Print only the lines from the top of the data through the line with "const CUR_MINOR = 10;", both included, skipping every picture.
** begin Source data **
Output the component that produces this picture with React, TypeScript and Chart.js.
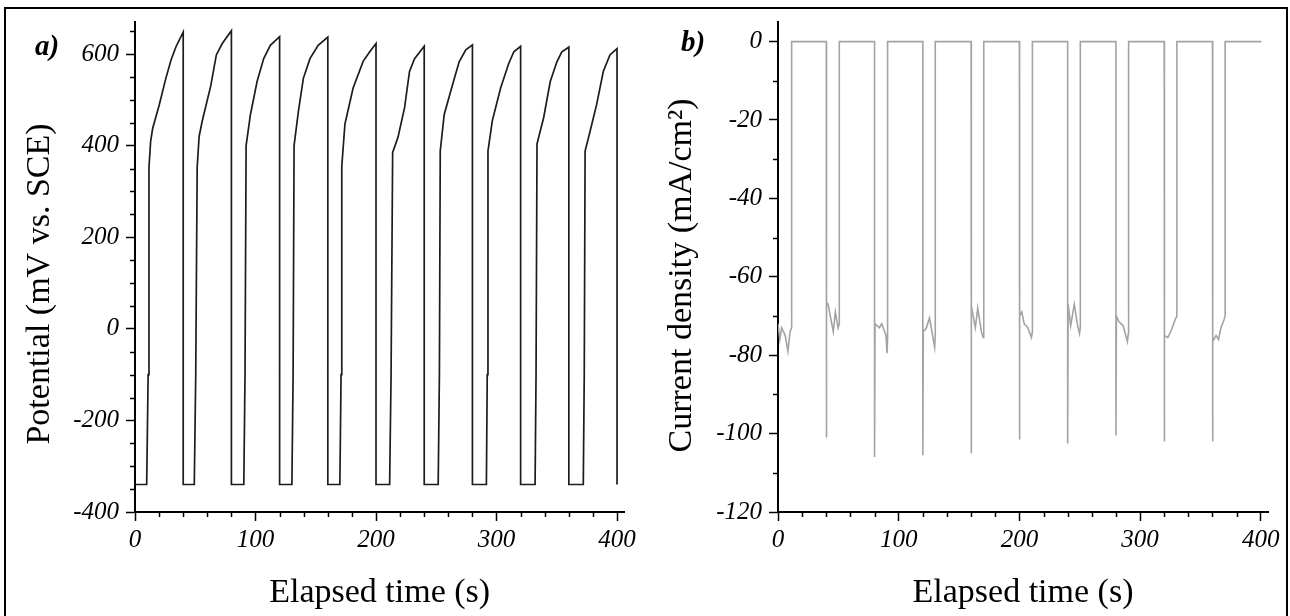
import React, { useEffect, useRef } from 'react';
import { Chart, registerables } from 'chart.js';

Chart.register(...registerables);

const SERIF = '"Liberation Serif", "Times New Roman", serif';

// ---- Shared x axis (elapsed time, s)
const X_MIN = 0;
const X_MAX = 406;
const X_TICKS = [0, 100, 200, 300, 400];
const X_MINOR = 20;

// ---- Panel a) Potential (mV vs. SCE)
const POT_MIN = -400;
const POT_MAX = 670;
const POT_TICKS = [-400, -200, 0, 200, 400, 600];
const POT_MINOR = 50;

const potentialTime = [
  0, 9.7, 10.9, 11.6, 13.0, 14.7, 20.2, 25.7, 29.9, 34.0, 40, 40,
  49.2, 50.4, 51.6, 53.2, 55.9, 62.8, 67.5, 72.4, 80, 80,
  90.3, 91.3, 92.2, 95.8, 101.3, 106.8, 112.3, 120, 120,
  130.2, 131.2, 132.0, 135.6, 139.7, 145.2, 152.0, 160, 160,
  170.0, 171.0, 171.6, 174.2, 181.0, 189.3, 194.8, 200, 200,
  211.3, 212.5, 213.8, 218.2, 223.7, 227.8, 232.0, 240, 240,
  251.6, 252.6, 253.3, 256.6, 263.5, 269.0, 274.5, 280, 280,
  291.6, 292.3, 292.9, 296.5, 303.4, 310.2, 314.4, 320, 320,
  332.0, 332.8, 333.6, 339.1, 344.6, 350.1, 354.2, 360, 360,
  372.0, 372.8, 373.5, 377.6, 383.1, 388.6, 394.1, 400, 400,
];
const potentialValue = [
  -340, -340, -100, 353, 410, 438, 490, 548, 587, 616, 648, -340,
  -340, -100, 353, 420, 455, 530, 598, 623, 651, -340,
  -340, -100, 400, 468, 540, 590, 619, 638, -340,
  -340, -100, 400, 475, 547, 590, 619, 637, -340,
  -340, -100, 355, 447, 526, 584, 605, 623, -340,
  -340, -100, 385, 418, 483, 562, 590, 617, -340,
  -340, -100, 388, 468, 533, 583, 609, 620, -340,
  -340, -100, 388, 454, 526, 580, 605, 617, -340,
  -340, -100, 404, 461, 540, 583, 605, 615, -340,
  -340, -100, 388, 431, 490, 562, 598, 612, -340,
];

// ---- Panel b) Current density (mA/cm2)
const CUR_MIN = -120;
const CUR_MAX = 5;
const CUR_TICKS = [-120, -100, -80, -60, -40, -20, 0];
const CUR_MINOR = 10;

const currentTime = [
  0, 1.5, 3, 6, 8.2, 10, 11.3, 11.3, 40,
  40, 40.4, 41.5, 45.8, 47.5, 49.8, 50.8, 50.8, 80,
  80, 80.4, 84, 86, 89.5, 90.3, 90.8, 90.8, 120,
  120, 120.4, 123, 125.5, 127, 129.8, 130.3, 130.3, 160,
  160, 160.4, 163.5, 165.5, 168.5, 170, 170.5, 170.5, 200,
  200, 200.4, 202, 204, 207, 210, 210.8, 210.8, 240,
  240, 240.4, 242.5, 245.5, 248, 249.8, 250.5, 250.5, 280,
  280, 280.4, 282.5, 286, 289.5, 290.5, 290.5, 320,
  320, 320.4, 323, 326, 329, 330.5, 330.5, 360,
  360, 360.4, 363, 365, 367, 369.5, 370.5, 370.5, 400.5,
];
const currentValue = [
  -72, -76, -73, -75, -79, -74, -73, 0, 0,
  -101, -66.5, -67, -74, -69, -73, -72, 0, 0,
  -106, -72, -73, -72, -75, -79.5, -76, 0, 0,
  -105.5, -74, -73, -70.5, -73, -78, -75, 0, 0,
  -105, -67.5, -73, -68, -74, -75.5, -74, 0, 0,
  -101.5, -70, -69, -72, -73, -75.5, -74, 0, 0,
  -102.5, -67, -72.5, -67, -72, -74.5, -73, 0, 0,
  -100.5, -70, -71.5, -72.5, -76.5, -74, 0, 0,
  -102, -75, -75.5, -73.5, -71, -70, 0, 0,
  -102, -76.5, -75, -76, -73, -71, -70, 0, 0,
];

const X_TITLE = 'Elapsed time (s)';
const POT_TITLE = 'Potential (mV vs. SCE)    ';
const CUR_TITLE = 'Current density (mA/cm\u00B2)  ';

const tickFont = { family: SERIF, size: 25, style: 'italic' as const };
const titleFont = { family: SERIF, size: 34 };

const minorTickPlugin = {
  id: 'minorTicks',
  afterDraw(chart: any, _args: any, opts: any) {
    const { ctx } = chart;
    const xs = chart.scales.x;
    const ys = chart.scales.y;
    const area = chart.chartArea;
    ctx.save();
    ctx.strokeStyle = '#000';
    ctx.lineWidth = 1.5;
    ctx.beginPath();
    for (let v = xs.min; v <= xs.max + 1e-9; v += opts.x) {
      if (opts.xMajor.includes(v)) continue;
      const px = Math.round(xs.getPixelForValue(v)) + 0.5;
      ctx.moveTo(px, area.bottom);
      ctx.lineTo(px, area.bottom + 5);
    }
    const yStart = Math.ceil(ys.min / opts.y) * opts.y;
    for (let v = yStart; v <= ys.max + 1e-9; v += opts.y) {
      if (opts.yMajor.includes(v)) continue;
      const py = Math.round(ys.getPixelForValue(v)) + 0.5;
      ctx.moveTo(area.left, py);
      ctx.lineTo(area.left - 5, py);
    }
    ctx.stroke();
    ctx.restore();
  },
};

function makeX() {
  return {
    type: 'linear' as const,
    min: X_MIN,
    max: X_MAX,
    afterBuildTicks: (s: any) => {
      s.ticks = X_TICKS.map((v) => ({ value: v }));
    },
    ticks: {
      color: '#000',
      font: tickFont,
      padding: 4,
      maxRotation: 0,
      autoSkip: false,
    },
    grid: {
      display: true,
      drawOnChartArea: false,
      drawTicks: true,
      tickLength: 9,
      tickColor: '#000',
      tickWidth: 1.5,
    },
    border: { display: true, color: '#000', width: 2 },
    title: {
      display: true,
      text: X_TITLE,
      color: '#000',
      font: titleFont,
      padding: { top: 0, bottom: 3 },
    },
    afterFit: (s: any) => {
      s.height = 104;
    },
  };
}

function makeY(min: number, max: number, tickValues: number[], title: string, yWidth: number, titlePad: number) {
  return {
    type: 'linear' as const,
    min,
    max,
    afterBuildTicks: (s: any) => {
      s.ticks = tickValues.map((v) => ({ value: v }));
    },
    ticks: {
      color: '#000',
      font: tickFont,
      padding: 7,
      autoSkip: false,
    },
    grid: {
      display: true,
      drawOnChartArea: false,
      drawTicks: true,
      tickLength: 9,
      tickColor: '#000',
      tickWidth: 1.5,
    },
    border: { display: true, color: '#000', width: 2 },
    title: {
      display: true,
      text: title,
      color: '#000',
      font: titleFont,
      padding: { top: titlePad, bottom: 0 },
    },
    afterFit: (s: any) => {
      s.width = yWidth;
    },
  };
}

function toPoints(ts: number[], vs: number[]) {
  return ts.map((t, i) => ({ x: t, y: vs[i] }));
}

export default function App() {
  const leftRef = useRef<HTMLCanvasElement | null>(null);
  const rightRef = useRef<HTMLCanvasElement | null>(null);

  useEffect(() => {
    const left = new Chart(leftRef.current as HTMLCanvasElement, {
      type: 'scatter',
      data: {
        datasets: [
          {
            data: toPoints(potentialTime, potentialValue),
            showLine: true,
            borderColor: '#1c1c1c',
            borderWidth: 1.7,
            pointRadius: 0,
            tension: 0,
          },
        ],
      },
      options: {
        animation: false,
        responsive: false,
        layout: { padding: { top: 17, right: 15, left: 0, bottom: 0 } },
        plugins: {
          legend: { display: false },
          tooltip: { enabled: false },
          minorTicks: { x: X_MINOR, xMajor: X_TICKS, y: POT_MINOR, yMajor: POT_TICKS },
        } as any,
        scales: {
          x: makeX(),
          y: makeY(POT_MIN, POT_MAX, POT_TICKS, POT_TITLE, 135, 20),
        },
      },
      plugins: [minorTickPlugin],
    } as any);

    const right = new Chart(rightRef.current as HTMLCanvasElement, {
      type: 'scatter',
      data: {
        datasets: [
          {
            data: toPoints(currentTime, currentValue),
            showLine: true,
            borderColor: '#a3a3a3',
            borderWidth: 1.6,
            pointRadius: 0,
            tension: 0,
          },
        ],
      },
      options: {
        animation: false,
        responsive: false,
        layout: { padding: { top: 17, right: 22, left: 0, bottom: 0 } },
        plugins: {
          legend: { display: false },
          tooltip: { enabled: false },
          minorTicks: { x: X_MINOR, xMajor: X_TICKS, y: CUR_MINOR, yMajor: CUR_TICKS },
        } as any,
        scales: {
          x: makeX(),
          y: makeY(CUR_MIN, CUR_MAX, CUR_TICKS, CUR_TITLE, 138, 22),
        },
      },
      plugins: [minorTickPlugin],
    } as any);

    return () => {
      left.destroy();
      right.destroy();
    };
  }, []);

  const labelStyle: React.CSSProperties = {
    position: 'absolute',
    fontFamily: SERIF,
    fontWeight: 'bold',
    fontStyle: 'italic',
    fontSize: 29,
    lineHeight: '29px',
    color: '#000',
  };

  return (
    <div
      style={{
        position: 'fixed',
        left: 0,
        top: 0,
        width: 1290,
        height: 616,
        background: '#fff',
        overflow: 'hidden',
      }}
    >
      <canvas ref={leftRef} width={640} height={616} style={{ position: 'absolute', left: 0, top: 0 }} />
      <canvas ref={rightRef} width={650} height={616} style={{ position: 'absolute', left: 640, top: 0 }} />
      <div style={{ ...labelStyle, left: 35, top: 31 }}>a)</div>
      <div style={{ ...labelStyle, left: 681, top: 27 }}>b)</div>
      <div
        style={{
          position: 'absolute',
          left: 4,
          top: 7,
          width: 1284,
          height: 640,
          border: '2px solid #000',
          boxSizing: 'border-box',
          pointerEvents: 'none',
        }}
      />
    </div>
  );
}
** end Source data **
◆ **Solution for this task**:
Output the component that produces this picture with React, TypeScript and Chart.js.
import React, { useEffect, useRef } from 'react';
import { Chart, registerables } from 'chart.js';

Chart.register(...registerables);

const SERIF = '"Liberation Serif", "Times New Roman", serif';

// ---- Shared x axis (elapsed time, s)
const X_MIN = 0;
const X_MAX = 406;
const X_TICKS = [0, 100, 200, 300, 400];
const X_MINOR = 20;

// ---- Panel a) Potential (mV vs. SCE)
const POT_MIN = -400;
const POT_MAX = 670;
const POT_TICKS = [-400, -200, 0, 200, 400, 600];
const POT_MINOR = 50;

const potentialTime = [
  0, 9.7, 10.9, 11.6, 13.0, 14.7, 20.2, 25.7, 29.9, 34.0, 40, 40,
  49.2, 50.4, 51.6, 53.2, 55.9, 62.8, 67.5, 72.4, 80, 80,
  90.3, 91.3, 92.2, 95.8, 101.3, 106.8, 112.3, 120, 120,
  130.2, 131.2, 132.0, 135.6, 139.7, 145.2, 152.0, 160, 160,
  170.0, 171.0, 171.6, 174.2, 181.0, 189.3, 194.8, 200, 200,
  211.3, 212.5, 213.8, 218.2, 223.7, 227.8, 232.0, 240, 240,
  251.6, 252.6, 253.3, 256.6, 263.5, 269.0, 274.5, 280, 280,
  291.6, 292.3, 292.9, 296.5, 303.4, 310.2, 314.4, 320, 320,
  332.0, 332.8, 333.6, 339.1, 344.6, 350.1, 354.2, 360, 360,
  372.0, 372.8, 373.5, 377.6, 383.1, 388.6, 394.1, 400, 400,
];
const potentialValue = [
  -340, -340, -100, 353, 410, 438, 490, 548, 587, 616, 648, -340,
  -340, -100, 353, 420, 455, 530, 598, 623, 651, -340,
  -340, -100, 400, 468, 540, 590, 619, 638, -340,
  -340, -100, 400, 475, 547, 590, 619, 637, -340,
  -340, -100, 355, 447, 526, 584, 605, 623, -340,
  -340, -100, 385, 418, 483, 562, 590, 617, -340,
  -340, -100, 388, 468, 533, 583, 609, 620, -340,
  -340, -100, 388, 454, 526, 580, 605, 617, -340,
  -340, -100, 404, 461, 540, 583, 605, 615, -340,
  -340, -100, 388, 431, 490, 562, 598, 612, -340,
];

// ---- Panel b) Current density (mA/cm2)
const CUR_MIN = -120;
const CUR_MAX = 5;
const CUR_TICKS = [-120, -100, -80, -60, -40, -20, 0];
const CUR_MINOR = 10;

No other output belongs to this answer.